For an improvement to the run time you can sort the candidate digits by their place, descending power of ten, breaking ties by their digit, ascending. Then you just walk through them replacing each with the best available improvement.

So I kind of glossed over why this works, it isn’t perfectly obvious since if your pool consists of only 9’s and 2’s and you use up all the 9’s on large numbers starting with 1, and the rest of the numbers don’t have any 1’s in them, those 2’s are going to waste. However when you use a number, the number of digits which go to waste is at most 1. Because the wastage is further down the sorted sequence, it either has a lower place (and hence even at 0-9 its 90% of the improvement that just increasing the current place one higher that is the minimum you get when invoking the wastage) or the same place but with a smaller difference, in which case the ideal is to take the 2 highest digits which is exactly what happens in the wastage scenario.

**Q3) Given a sequence of values and multiple ranges that it costs 1 unit to increase value by 1 and one range that covers the full sequence that it costs T units to increase the value by 1, determine the minimum cost to create a sequence of values which is never less than the original sequence.**

A3) The number of ranges, length of the sequence, and potential range of values in each spot are all at least up to 10^5, so its clear that you need a very efficient solution. This problem is a clear step up in difficulty from the previous two.

So due to the high data input sizes my mind immediately went to a minimum find search on the number of units to spend on the range that costs T, then for each potential number of units spent under consideration we need to solve the minimum cost to spend on the other ranges in linear time.

As it happens solving the inner problem isn’t trivial either, to run in linear time you need some pre-computation. Sort the ranges by their start points, breaking ties by the end point descending. Then walk through and discard any ranges that don’t increase the end point, these ranges are fully contained by the current element, so are useless. Now that we’ve got a more useful set of ranges (in O(N log N) time), we still need to do more pre-computation to allow for the inner loop of the search to be linear time. The aim is to compute for each sequence position the end of the right most range which covers it. (The reason this is useful I’ll explain below.) First fill the list with -1 to represent places that aren’t covered at all. With our sorted list the covered bits are easy, if the next element’s start is lower than the current end point, fill from this start to that start with the current elements end point, otherwise fill from start to end with that end point. Then move onto the next element and repeat. This is linear because no place is written more than twice.

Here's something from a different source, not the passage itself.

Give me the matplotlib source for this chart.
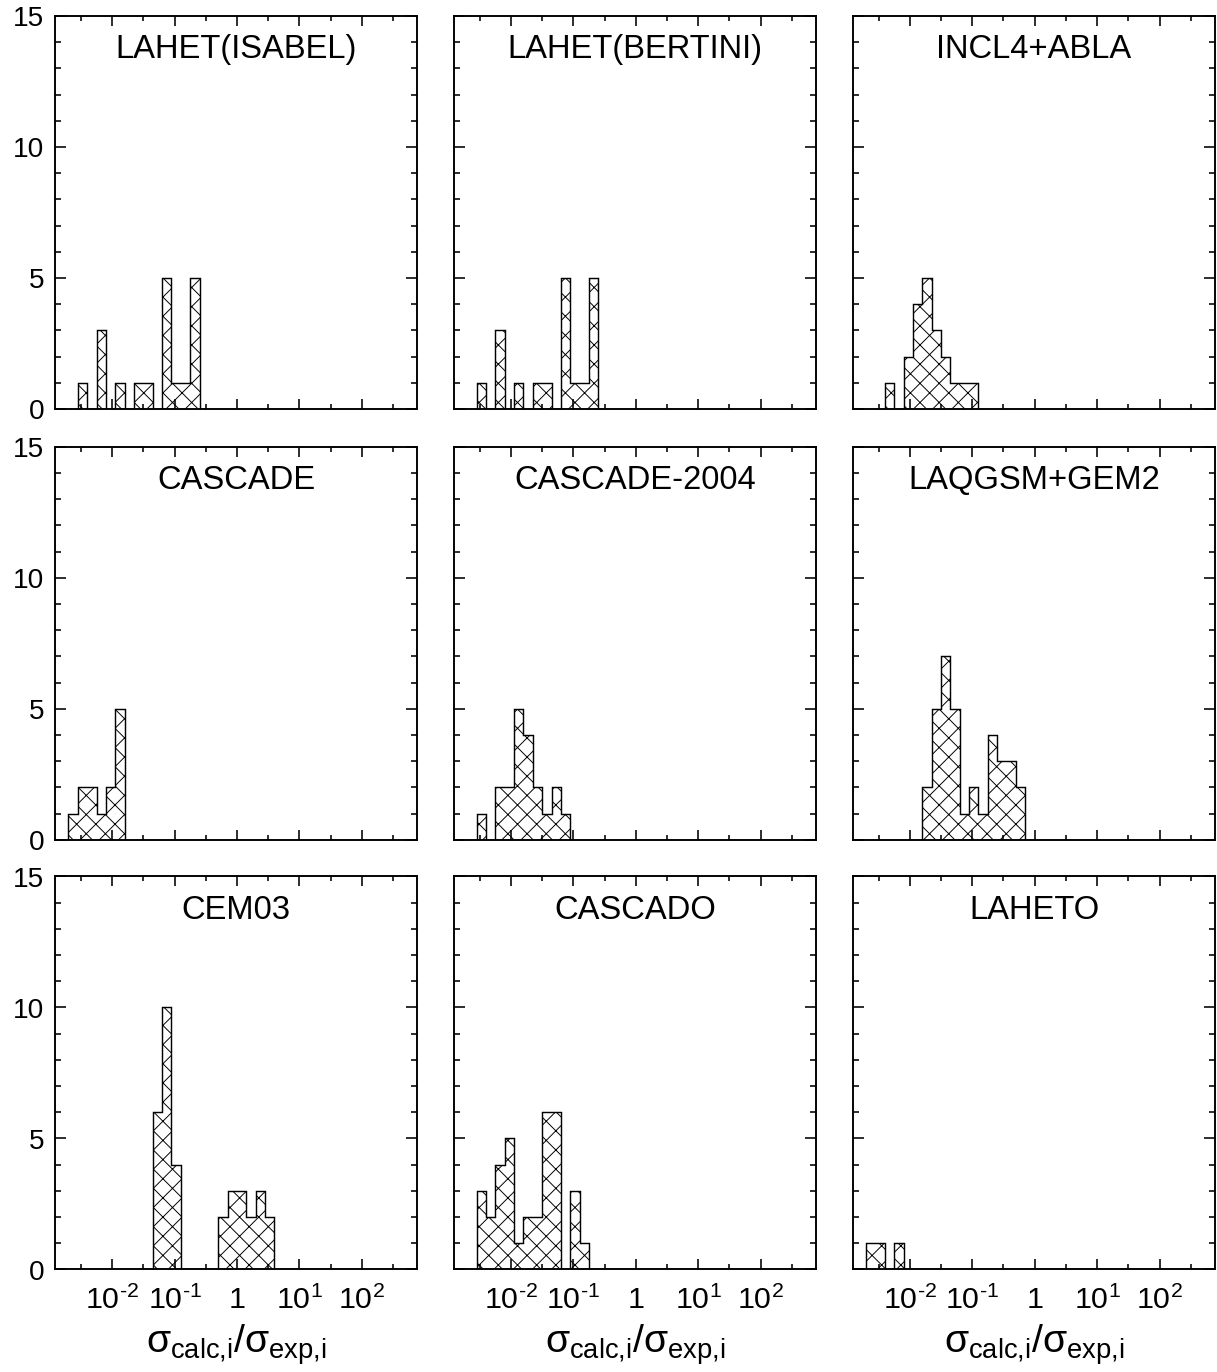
import numpy as np
import matplotlib
matplotlib.use('Agg')
import matplotlib.pyplot as plt
from matplotlib.ticker import FixedLocator, NullFormatter

## style

plt.rcParams['font.family'] = ['Liberation Sans', 'DejaVu Sans']
plt.rcParams['mathtext.fontset'] = 'custom'
plt.rcParams['mathtext.rm'] = 'Liberation Sans'
plt.rcParams['mathtext.it'] = 'Liberation Sans'
plt.rcParams['mathtext.bf'] = 'Liberation Sans:bold'
plt.rcParams['hatch.linewidth'] = 0.6

## data (counts per log10 bin of width 0.15, starting at first_bin)

titles = ['LAHET(ISABEL)', 'LAHET(BERTINI)', 'INCL4+ABLA',
          'CASCADE', 'CASCADE-2004', 'LAQGSM+GEM2',
          'CEM03', 'CASCADO', 'LAHETO']

first_bin = [-2.55, -2.55, -2.4,
             -2.7, -2.55, -1.8,
             -1.35, -2.55, -2.7]

counts = [
    [1, 0, 3, 0, 1, 0, 1, 1, 0, 5, 1, 1, 5],
    [1, 0, 3, 0, 1, 0, 1, 1, 0, 5, 1, 1, 5],
    [1, 0, 2, 4, 5, 3, 2, 1, 1, 1],
    [1, 2, 2, 1, 2, 5],
    [1, 0, 2, 2, 5, 4, 2, 1, 2, 1],
    [2, 5, 7, 5, 1, 2, 1, 4, 3, 3, 2],
    [6, 10, 4, 0, 0, 0, 0, 2, 3, 3, 2, 3, 2],
    [3, 2, 4, 5, 1, 2, 2, 6, 6, 0, 3, 1],
    [1, 1, 0, 1],
]

bin_width = 0.15

xtick_vals   = [1e-2, 1e-1, 1, 1e1, 1e2]
xtick_labels = [r'$10^{\text{-2}}$', r'$10^{\text{-1}}$', '1',
                r'$10^{\text{1}}$', r'$10^{\text{2}}$']
ytick_vals   = [0, 5, 10, 15]

## layout (figure fractions)

dpi = 115
fig = plt.figure(figsize=(1217.4 / dpi, 1372.4 / dpi), dpi=dpi)

lefts   = [55.3 / 1217, 454.0 / 1217, 852.7 / 1217]
bottoms = [1 - 409.3 / 1372, 1 - 840.0 / 1372, 1 - 1269.5 / 1372]
w = 362.0 / 1217
h = 393.0 / 1372

for i in range(9):
    row, col = divmod(i, 3)
    ax = fig.add_axes([lefts[col], bottoms[row], w, h])

    c = np.array(counts[i])
    edges = 10 ** (first_bin[i] + bin_width * np.arange(len(c) + 1))
    ax.stairs(c, edges, fill=True, facecolor='white', edgecolor='black',
              hatch='xx', linewidth=0.9, zorder=1)

    ax.set_xscale('log')
    ax.set_xlim(10 ** -2.91, 10 ** 2.89)
    ax.set_ylim(0, 15)

    ax.xaxis.set_major_locator(FixedLocator(xtick_vals))
    ax.xaxis.set_minor_locator(FixedLocator([10 ** (k + 0.5) for k in range(-3, 3)]))
    ax.xaxis.set_minor_formatter(NullFormatter())
    ax.yaxis.set_major_locator(FixedLocator(ytick_vals))
    ax.yaxis.set_minor_locator(FixedLocator(range(16)))

    ax.tick_params(which='both', direction='in', top=True, right=True,
                   width=1.0, colors='black')
    ax.tick_params(axis='x', which='major', length=6)
    ax.tick_params(axis='x', which='minor', length=3)
    ax.tick_params(axis='y', which='major', length=7)
    ax.tick_params(axis='y', which='minor', length=3.8)

    if row == 2:
        ax.set_xticklabels(xtick_labels, fontsize=19)
        ax.tick_params(axis='x', which='major', pad=10)
        ax.text(0.5, -0.21, r'$\sigma_{\text{calc,i}}/\sigma_{\text{exp,i}}$',
                transform=ax.transAxes, ha='center', va='baseline', fontsize=24.5)
    else:
        ax.set_xticklabels([])

    if col == 0:
        ax.set_yticklabels([str(v) for v in ytick_vals], fontsize=17.5)
        ax.tick_params(axis='y', which='major', pad=7)
    else:
        ax.set_yticklabels([])

    for s in ax.spines.values():
        s.set_linewidth(1.2)

    ax.text(0.5, 0.915, titles[i], transform=ax.transAxes,
            ha='center', va='center', fontsize=20.5)

fig.savefig('out.png', dpi=dpi, facecolor='white')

So now that we’ve got this computed table minimum cost isn’t so hard to calculate in linear time. Consider the left most position which isn’t already satisfied – everything to its left is all good, so there is no point increasing values in that area any more. So the ideal range to increase is the one which covers this point, and covers at much to the right as possible. Conveniently that’s what we already calculated. So we determine the number of points to spend then apply that till the end point? Not so fast, if all the ranges are about half the length of the sequence one step after another, you’ll suddenly have an O(N^2) algorithm. Instead you need to keep track of how much you are currently adding, and mark the end point to decrement that addition by how much you just added. Then you just walk along, if there is more needed, increase the spend, apply to the current location, mark when to decrease it, if there was a mark on this position, decrease the spend. Accumulate the total spend increases to give a final total. If there are any places where you are short and there is no covering range (as indicated by -1) abort and return infinity as the cost.

So all that remains is the minimum find search. A ternary search is one option to consider, but care is required because ternary search won’t survive a plateau which is not the minimum, and there could be multiple values where you return infinity for. So you need to special case infinity to always cut off the low third even if both of the probe points are equal. Another alternative to the ternary search is to use a binary search on slope, looking for zero, if you don’t find zero, you can take the first element with positive slope to the right. Again with the binary search on slope you have to take care of the infinities, they appear to have zero slope when next to each other, but should be considered to have negative slope.